Begin RAW RECORDS

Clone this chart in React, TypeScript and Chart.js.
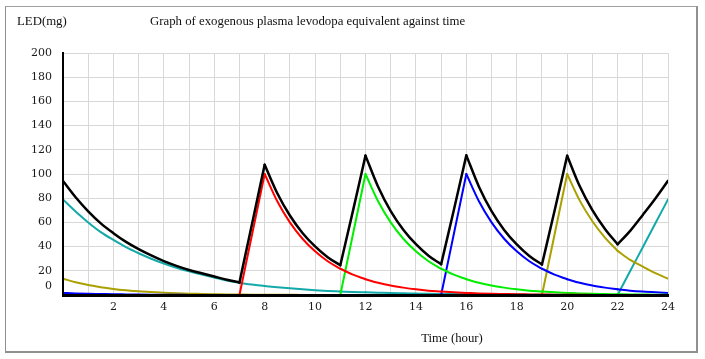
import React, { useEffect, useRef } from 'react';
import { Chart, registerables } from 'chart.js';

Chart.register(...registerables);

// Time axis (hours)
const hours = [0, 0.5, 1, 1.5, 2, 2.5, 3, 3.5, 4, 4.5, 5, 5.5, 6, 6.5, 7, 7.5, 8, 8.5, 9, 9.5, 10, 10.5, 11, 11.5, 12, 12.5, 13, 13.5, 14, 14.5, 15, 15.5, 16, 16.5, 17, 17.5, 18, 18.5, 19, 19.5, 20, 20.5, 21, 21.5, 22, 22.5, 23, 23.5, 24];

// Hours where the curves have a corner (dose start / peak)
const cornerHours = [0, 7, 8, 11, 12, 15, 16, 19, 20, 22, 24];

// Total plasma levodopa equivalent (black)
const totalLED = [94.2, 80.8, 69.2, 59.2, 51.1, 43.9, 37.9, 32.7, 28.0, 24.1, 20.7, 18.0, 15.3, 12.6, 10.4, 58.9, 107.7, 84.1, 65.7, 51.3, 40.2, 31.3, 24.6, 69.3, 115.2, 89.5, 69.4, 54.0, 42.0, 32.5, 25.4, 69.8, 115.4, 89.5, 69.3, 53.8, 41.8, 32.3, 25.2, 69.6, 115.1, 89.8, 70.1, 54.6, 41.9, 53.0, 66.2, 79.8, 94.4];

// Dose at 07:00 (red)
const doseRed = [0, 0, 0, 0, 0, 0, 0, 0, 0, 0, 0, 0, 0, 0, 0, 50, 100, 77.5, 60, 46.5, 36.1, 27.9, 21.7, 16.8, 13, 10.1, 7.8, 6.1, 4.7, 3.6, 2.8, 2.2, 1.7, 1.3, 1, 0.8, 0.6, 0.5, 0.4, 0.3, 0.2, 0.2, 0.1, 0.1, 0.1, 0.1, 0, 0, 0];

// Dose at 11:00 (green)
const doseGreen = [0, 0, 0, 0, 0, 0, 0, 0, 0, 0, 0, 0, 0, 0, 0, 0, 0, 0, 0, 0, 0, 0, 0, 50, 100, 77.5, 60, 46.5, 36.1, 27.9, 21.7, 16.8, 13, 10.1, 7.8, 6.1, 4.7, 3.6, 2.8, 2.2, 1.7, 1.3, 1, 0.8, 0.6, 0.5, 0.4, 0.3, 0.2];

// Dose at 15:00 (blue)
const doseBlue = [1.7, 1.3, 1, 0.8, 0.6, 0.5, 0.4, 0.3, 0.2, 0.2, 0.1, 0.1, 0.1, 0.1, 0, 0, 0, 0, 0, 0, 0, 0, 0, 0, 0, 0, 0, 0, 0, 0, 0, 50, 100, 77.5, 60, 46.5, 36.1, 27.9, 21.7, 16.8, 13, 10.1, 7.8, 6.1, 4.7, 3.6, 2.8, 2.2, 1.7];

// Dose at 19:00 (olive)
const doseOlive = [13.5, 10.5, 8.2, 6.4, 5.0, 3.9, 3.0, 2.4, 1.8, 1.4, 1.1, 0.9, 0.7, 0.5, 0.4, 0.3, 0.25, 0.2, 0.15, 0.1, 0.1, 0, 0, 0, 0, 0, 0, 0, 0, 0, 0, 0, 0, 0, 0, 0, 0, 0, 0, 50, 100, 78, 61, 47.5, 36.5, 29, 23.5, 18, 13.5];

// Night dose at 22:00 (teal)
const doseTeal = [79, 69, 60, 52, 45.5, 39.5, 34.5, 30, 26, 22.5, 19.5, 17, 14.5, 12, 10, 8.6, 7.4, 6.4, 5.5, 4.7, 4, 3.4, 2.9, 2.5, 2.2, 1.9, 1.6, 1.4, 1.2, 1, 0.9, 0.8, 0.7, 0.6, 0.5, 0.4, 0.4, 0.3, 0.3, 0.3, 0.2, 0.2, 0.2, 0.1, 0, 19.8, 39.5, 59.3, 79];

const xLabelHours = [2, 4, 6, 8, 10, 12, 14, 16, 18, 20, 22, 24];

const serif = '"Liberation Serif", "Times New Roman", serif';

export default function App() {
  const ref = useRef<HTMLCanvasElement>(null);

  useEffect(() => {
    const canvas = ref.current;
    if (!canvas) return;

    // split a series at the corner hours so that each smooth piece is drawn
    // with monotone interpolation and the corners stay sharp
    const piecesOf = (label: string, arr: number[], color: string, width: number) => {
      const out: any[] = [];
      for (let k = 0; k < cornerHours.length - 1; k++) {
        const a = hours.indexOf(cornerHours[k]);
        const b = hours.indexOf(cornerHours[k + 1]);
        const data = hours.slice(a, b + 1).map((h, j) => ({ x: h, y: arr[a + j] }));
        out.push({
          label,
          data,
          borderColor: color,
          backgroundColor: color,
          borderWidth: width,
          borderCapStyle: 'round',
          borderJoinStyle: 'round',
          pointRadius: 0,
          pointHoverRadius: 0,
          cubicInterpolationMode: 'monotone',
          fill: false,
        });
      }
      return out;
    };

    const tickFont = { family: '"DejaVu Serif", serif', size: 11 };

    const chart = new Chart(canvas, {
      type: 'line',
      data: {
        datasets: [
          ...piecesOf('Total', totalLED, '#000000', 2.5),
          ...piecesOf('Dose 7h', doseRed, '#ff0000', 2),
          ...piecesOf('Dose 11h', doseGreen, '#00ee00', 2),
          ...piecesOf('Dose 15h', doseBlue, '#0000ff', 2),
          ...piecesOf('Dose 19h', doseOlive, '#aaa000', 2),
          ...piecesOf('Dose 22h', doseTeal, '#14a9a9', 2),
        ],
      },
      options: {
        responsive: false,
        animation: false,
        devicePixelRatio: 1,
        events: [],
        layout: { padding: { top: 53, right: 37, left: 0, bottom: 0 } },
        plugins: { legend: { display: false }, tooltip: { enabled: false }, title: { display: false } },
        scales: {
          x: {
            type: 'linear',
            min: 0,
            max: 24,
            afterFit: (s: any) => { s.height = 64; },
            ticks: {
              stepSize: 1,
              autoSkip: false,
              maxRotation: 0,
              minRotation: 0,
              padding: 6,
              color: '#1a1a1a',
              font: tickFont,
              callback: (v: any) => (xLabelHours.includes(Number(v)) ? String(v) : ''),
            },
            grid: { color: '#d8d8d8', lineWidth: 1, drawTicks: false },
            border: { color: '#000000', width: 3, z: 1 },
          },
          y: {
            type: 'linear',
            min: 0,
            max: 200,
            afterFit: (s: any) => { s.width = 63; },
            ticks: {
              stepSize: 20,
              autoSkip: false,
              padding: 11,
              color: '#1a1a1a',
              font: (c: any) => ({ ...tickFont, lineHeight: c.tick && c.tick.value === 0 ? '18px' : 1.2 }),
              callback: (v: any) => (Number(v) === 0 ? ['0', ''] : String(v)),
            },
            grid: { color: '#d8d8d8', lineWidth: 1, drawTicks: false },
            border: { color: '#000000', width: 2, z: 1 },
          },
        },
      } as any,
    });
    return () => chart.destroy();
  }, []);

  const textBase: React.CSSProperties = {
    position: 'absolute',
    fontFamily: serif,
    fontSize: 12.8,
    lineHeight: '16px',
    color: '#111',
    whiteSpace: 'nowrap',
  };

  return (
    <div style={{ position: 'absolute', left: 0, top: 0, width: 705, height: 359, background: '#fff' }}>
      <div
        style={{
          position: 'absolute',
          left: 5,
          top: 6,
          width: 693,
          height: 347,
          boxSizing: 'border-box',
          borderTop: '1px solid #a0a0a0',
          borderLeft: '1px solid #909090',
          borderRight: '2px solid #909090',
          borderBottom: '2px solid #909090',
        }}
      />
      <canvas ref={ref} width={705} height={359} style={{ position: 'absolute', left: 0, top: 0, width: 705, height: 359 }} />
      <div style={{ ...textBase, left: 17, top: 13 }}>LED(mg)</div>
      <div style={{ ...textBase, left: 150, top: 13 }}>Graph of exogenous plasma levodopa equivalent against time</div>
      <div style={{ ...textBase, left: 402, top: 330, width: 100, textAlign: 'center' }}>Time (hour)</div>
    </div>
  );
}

End RAW RECORDS
Begin RAW RECORDS

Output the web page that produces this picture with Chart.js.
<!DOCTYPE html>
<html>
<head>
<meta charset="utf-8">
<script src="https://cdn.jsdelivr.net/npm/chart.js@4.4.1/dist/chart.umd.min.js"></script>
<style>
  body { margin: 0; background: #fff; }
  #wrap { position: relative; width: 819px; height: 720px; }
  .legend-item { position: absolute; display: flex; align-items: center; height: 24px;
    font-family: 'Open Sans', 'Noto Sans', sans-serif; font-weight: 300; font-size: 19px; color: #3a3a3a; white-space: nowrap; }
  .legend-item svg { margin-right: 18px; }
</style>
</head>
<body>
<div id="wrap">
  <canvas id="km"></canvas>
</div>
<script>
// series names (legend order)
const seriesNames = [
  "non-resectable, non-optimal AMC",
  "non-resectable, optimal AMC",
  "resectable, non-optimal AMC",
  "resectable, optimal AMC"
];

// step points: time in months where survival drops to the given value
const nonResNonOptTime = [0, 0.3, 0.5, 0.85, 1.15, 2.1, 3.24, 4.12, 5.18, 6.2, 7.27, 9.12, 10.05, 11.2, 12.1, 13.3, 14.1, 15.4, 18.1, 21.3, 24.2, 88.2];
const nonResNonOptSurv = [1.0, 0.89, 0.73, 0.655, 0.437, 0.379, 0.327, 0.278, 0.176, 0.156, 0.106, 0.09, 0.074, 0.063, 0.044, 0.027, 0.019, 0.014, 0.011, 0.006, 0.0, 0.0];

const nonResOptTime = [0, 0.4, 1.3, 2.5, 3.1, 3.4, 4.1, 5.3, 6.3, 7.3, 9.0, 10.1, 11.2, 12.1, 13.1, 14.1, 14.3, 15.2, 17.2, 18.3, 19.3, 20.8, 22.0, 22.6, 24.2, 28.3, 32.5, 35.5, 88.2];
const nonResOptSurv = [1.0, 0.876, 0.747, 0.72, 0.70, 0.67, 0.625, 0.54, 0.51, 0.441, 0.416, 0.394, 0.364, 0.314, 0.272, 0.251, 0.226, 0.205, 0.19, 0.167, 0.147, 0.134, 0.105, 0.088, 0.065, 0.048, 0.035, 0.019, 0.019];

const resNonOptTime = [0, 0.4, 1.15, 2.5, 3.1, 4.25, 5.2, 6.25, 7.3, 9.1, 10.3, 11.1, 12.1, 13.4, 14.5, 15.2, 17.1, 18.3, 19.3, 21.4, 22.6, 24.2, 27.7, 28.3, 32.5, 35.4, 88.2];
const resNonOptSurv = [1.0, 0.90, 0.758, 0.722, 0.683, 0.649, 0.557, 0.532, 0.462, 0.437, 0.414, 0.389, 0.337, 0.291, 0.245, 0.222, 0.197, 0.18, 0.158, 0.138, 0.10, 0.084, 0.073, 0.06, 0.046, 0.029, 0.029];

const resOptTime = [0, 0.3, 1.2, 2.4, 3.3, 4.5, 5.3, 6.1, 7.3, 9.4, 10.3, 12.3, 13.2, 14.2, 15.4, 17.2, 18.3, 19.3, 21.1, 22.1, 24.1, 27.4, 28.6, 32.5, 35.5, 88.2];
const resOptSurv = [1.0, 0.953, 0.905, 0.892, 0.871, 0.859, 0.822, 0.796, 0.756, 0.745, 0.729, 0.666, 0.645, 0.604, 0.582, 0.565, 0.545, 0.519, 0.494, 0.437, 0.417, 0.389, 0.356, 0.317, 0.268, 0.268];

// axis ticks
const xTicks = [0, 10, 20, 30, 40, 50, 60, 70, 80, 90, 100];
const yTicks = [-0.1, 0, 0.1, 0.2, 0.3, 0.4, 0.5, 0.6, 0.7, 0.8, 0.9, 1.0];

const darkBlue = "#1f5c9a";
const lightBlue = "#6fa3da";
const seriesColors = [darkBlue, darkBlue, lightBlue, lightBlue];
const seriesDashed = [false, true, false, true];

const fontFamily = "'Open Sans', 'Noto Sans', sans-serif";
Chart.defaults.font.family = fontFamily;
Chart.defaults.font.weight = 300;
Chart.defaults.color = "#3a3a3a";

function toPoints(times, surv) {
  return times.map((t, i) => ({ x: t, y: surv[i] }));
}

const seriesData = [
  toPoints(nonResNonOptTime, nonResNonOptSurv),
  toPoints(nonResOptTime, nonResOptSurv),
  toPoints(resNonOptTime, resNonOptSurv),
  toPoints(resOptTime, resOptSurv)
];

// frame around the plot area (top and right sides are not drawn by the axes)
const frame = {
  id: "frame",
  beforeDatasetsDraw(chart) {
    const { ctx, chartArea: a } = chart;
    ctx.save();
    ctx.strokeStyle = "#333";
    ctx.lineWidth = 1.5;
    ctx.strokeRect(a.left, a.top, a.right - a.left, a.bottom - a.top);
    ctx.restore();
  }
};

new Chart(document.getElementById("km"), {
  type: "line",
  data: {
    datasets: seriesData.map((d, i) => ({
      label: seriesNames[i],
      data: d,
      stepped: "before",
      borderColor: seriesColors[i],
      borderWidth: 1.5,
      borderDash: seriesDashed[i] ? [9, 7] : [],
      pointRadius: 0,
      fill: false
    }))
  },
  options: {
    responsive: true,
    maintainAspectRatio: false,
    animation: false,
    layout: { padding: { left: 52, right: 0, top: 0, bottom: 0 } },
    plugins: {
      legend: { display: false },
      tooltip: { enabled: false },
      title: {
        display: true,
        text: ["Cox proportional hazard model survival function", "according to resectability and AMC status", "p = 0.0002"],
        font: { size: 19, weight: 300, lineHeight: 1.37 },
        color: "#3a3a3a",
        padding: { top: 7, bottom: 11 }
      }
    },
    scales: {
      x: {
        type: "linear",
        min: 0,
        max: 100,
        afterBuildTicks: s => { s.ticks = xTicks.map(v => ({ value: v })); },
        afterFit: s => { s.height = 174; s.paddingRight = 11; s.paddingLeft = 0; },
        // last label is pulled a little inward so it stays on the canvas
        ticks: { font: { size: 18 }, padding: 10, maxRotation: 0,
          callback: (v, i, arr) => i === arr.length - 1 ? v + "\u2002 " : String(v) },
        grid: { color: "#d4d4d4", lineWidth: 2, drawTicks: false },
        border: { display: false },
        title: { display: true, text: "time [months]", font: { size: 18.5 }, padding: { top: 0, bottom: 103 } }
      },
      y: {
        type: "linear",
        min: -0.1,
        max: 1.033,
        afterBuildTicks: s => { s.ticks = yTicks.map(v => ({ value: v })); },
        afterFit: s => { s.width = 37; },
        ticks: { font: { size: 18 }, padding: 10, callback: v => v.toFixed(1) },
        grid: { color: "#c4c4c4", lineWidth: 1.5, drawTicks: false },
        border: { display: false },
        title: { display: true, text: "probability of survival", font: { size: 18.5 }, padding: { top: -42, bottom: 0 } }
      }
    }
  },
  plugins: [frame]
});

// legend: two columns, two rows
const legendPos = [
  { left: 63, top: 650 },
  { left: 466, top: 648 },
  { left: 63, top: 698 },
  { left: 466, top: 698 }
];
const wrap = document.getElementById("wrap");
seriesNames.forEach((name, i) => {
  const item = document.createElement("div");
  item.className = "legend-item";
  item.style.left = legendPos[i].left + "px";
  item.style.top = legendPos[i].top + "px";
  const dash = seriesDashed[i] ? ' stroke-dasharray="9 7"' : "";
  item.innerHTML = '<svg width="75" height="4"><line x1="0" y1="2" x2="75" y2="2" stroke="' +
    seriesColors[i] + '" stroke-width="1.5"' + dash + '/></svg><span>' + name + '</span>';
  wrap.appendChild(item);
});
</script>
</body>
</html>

End RAW RECORDS

#### WHAT TO WORK ON:
Take out nothing but the lines from the one containing "Clone this chart" to the one containing "39.5, 59.3, 79];", inclusive, retyped exactly. Drop the pictures.

#### REPLY:
Clone this chart in React, TypeScript and Chart.js.
import React, { useEffect, useRef } from 'react';
import { Chart, registerables } from 'chart.js';

Chart.register(...registerables);

// Time axis (hours)
const hours = [0, 0.5, 1, 1.5, 2, 2.5, 3, 3.5, 4, 4.5, 5, 5.5, 6, 6.5, 7, 7.5, 8, 8.5, 9, 9.5, 10, 10.5, 11, 11.5, 12, 12.5, 13, 13.5, 14, 14.5, 15, 15.5, 16, 16.5, 17, 17.5, 18, 18.5, 19, 19.5, 20, 20.5, 21, 21.5, 22, 22.5, 23, 23.5, 24];

// Hours where the curves have a corner (dose start / peak)
const cornerHours = [0, 7, 8, 11, 12, 15, 16, 19, 20, 22, 24];

// Total plasma levodopa equivalent (black)
const totalLED = [94.2, 80.8, 69.2, 59.2, 51.1, 43.9, 37.9, 32.7, 28.0, 24.1, 20.7, 18.0, 15.3, 12.6, 10.4, 58.9, 107.7, 84.1, 65.7, 51.3, 40.2, 31.3, 24.6, 69.3, 115.2, 89.5, 69.4, 54.0, 42.0, 32.5, 25.4, 69.8, 115.4, 89.5, 69.3, 53.8, 41.8, 32.3, 25.2, 69.6, 115.1, 89.8, 70.1, 54.6, 41.9, 53.0, 66.2, 79.8, 94.4];

// Dose at 07:00 (red)
const doseRed = [0, 0, 0, 0, 0, 0, 0, 0, 0, 0, 0, 0, 0, 0, 0, 50, 100, 77.5, 60, 46.5, 36.1, 27.9, 21.7, 16.8, 13, 10.1, 7.8, 6.1, 4.7, 3.6, 2.8, 2.2, 1.7, 1.3, 1, 0.8, 0.6, 0.5, 0.4, 0.3, 0.2, 0.2, 0.1, 0.1, 0.1, 0.1, 0, 0, 0];

// Dose at 11:00 (green)
const doseGreen = [0, 0, 0, 0, 0, 0, 0, 0, 0, 0, 0, 0, 0, 0, 0, 0, 0, 0, 0, 0, 0, 0, 0, 50, 100, 77.5, 60, 46.5, 36.1, 27.9, 21.7, 16.8, 13, 10.1, 7.8, 6.1, 4.7, 3.6, 2.8, 2.2, 1.7, 1.3, 1, 0.8, 0.6, 0.5, 0.4, 0.3, 0.2];

// Dose at 15:00 (blue)
const doseBlue = [1.7, 1.3, 1, 0.8, 0.6, 0.5, 0.4, 0.3, 0.2, 0.2, 0.1, 0.1, 0.1, 0.1, 0, 0, 0, 0, 0, 0, 0, 0, 0, 0, 0, 0, 0, 0, 0, 0, 0, 50, 100, 77.5, 60, 46.5, 36.1, 27.9, 21.7, 16.8, 13, 10.1, 7.8, 6.1, 4.7, 3.6, 2.8, 2.2, 1.7];

// Dose at 19:00 (olive)
const doseOlive = [13.5, 10.5, 8.2, 6.4, 5.0, 3.9, 3.0, 2.4, 1.8, 1.4, 1.1, 0.9, 0.7, 0.5, 0.4, 0.3, 0.25, 0.2, 0.15, 0.1, 0.1, 0, 0, 0, 0, 0, 0, 0, 0, 0, 0, 0, 0, 0, 0, 0, 0, 0, 0, 50, 100, 78, 61, 47.5, 36.5, 29, 23.5, 18, 13.5];

// Night dose at 22:00 (teal)
const doseTeal = [79, 69, 60, 52, 45.5, 39.5, 34.5, 30, 26, 22.5, 19.5, 17, 14.5, 12, 10, 8.6, 7.4, 6.4, 5.5, 4.7, 4, 3.4, 2.9, 2.5, 2.2, 1.9, 1.6, 1.4, 1.2, 1, 0.9, 0.8, 0.7, 0.6, 0.5, 0.4, 0.4, 0.3, 0.3, 0.3, 0.2, 0.2, 0.2, 0.1, 0, 19.8, 39.5, 59.3, 79];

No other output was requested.